**Exercise description**
Copy out all the lines in the records that include the word "this".

**Material for the task**

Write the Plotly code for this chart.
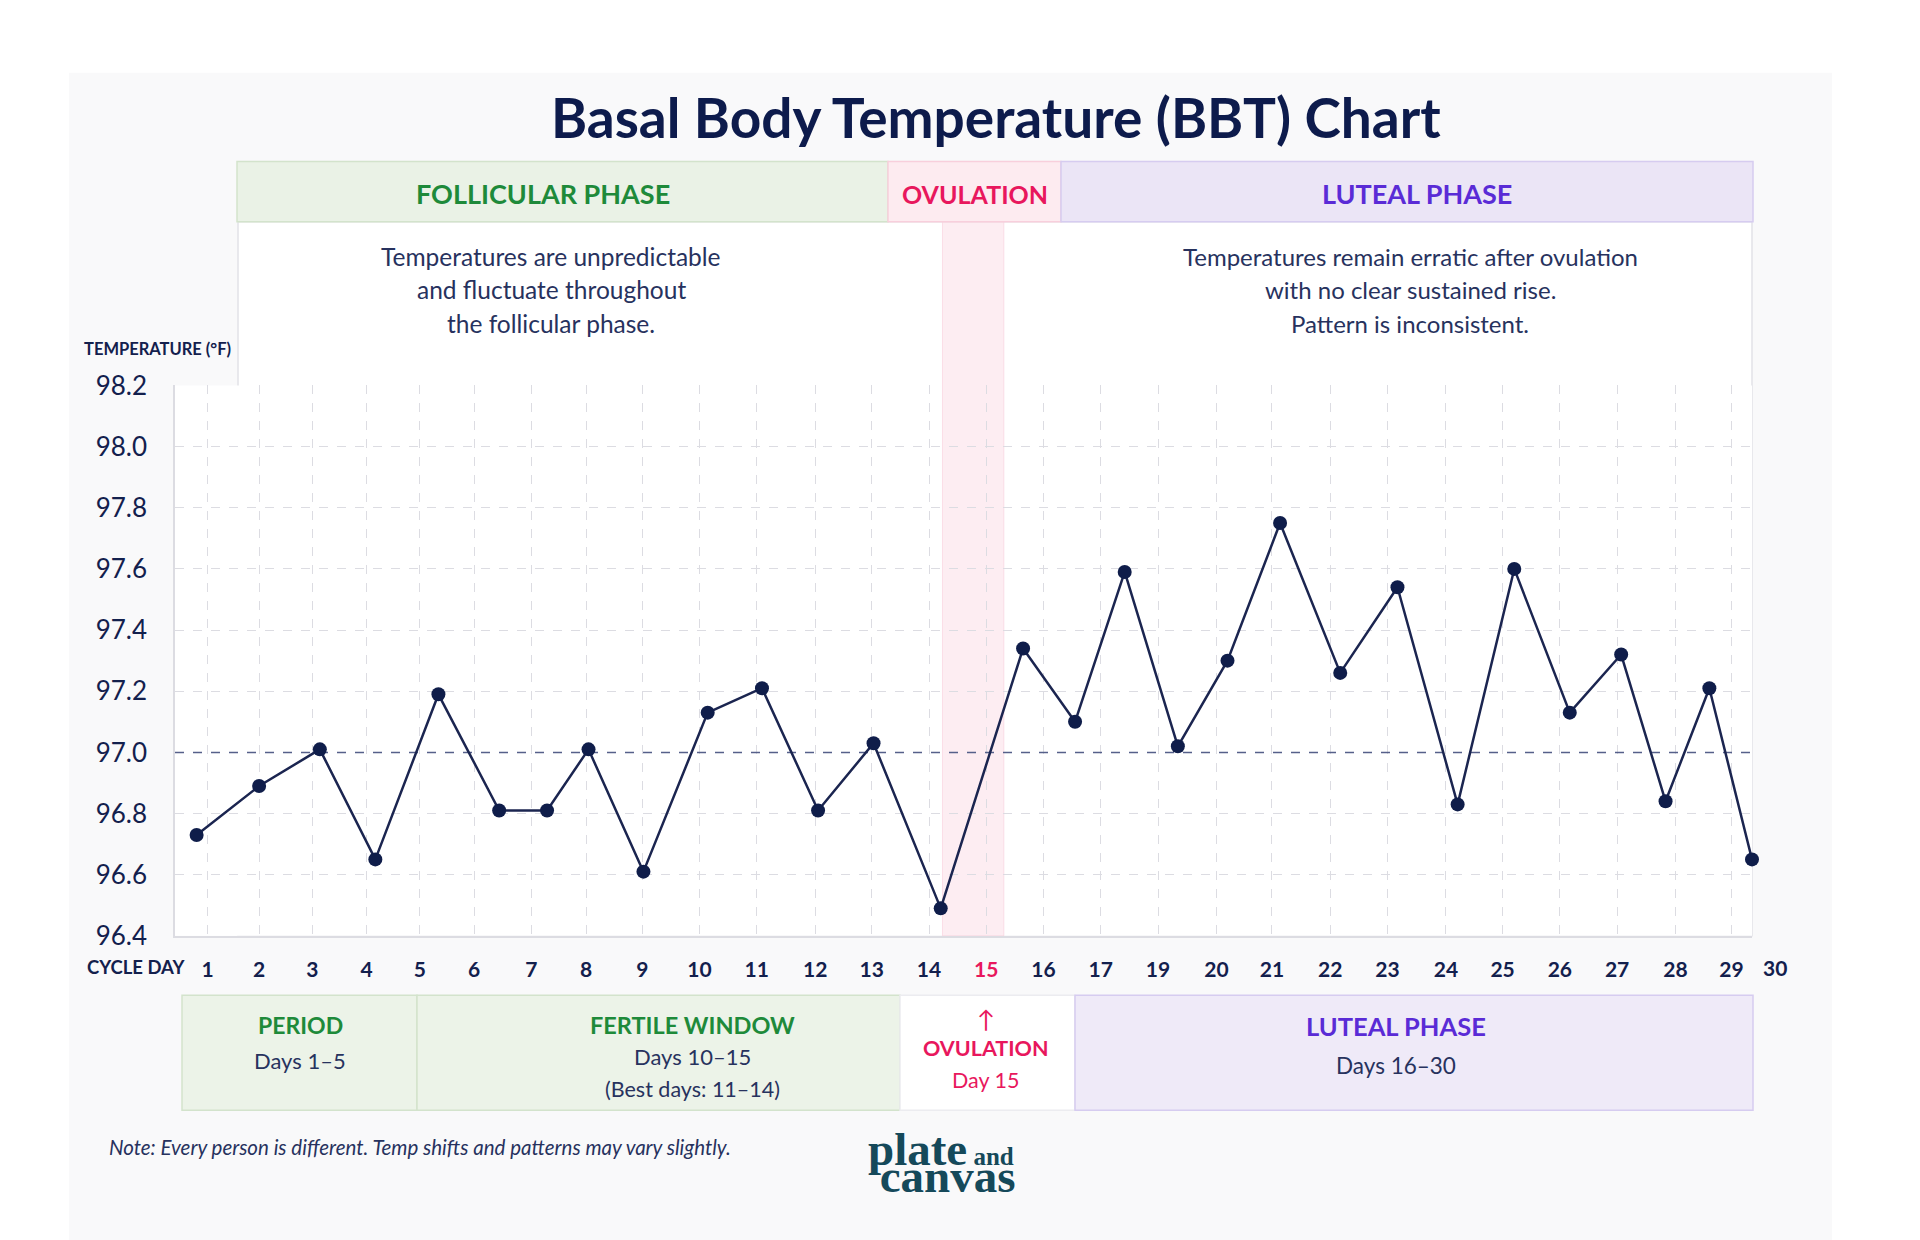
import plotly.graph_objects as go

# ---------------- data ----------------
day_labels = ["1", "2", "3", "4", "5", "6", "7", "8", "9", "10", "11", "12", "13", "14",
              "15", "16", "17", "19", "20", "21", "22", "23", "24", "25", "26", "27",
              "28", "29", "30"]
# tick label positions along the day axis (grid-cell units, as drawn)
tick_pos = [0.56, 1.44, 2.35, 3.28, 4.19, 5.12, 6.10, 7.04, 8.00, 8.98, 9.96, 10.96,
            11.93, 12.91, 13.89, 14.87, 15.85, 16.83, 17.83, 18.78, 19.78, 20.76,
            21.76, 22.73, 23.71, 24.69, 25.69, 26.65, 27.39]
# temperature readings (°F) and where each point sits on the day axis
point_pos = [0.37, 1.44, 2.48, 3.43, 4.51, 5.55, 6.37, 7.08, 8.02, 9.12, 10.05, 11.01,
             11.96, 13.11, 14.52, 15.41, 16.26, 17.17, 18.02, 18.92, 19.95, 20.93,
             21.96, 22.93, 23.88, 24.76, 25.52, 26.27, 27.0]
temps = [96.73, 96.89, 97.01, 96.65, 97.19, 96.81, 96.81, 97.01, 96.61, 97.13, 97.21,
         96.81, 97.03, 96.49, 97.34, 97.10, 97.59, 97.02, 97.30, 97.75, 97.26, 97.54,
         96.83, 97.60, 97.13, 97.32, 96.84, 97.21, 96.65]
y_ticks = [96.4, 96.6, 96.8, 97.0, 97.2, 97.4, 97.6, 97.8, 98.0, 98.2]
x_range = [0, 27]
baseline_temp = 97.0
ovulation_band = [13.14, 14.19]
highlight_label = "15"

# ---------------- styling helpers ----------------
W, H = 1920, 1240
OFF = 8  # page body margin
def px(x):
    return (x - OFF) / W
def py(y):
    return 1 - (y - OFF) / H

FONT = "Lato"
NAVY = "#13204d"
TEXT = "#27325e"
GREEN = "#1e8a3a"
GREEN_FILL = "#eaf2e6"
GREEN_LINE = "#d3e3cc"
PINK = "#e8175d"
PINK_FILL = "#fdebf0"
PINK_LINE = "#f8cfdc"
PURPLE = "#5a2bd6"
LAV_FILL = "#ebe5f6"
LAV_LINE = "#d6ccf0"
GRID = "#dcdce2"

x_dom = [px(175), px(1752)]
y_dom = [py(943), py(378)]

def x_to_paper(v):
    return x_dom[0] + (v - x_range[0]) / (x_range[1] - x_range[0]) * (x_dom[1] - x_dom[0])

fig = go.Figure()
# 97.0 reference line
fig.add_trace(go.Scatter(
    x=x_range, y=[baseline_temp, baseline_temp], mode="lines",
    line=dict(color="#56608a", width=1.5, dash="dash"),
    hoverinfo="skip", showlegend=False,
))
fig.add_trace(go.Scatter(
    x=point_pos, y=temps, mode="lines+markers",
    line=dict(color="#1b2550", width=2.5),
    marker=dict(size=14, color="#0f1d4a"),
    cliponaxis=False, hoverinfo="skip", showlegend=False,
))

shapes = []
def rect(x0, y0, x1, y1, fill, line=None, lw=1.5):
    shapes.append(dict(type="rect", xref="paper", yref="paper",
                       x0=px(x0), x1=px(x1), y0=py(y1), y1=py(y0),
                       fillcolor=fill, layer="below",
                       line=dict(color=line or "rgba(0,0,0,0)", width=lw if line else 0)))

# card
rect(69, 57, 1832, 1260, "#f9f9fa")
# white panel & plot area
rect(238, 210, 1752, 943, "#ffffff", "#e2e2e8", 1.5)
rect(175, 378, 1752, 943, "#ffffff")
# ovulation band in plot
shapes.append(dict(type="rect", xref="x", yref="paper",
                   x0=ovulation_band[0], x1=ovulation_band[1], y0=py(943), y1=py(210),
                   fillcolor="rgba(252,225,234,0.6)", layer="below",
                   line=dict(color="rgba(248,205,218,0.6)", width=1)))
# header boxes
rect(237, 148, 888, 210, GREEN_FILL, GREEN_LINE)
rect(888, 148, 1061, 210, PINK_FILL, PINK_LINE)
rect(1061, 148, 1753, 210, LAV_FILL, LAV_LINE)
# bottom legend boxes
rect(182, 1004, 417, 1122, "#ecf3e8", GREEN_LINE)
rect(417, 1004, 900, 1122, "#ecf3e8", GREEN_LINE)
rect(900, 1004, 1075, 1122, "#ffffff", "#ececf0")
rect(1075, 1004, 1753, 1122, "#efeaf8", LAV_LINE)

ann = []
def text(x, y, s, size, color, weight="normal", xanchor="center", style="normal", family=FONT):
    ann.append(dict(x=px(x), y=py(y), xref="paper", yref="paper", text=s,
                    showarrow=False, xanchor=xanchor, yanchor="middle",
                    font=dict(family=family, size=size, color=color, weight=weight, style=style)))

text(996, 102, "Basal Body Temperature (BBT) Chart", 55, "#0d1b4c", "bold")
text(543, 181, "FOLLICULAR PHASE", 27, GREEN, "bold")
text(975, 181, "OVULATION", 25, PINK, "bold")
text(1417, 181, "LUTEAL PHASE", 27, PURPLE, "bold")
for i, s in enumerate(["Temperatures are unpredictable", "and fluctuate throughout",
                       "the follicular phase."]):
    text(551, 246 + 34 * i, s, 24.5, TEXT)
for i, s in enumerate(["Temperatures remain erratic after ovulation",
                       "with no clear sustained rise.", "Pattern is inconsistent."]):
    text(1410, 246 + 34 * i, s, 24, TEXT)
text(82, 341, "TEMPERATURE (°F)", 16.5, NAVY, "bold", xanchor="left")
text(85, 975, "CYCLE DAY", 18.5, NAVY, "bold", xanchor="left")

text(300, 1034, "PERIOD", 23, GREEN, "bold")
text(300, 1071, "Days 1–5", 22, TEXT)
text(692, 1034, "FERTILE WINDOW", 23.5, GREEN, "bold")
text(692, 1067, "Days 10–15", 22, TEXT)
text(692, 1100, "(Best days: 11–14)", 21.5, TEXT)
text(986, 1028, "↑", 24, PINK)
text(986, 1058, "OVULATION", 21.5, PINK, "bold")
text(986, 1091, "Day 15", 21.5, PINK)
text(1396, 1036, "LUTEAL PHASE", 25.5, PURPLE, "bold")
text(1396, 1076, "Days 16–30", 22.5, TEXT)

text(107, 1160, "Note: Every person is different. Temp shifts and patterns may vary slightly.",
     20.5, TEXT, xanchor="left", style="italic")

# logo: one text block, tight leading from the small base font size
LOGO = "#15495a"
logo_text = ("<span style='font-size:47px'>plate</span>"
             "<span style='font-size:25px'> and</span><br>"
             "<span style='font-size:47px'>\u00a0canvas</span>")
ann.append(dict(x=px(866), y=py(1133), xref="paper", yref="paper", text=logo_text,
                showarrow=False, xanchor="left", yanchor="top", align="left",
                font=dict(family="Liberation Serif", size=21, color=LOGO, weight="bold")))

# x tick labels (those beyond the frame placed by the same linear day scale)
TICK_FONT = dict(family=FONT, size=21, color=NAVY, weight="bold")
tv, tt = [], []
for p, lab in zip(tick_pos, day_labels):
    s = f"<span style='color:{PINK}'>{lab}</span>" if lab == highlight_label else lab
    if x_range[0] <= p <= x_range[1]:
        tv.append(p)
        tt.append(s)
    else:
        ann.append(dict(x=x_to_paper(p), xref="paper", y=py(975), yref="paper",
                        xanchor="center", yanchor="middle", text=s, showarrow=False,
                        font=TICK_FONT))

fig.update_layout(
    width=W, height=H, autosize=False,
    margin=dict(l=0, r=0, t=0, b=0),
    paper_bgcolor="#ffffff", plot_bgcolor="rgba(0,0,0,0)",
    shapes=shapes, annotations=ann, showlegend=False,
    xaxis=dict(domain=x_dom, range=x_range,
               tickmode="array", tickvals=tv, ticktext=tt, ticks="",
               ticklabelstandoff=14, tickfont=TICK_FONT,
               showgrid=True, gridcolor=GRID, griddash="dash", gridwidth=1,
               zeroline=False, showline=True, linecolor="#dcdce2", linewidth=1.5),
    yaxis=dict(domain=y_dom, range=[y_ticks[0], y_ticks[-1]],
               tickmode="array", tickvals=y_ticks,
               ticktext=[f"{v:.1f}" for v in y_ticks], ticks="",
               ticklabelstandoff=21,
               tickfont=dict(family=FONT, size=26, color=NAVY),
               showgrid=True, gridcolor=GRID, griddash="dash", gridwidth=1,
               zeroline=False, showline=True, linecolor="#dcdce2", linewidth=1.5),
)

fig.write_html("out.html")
---
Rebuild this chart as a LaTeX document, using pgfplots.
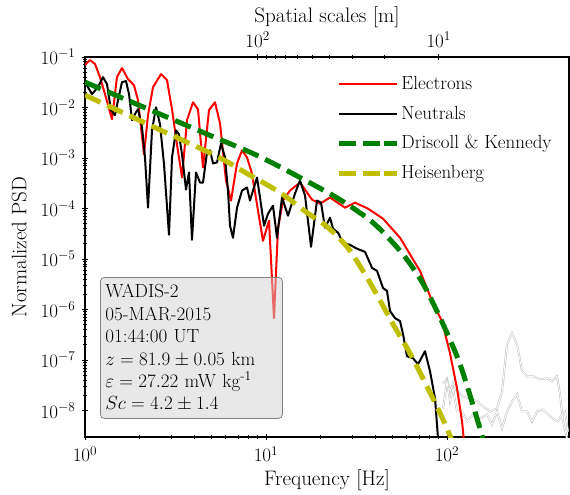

**Reply**
Write the Plotly code for this chart.
Rebuild this chart as a LaTeX document, using pgfplots.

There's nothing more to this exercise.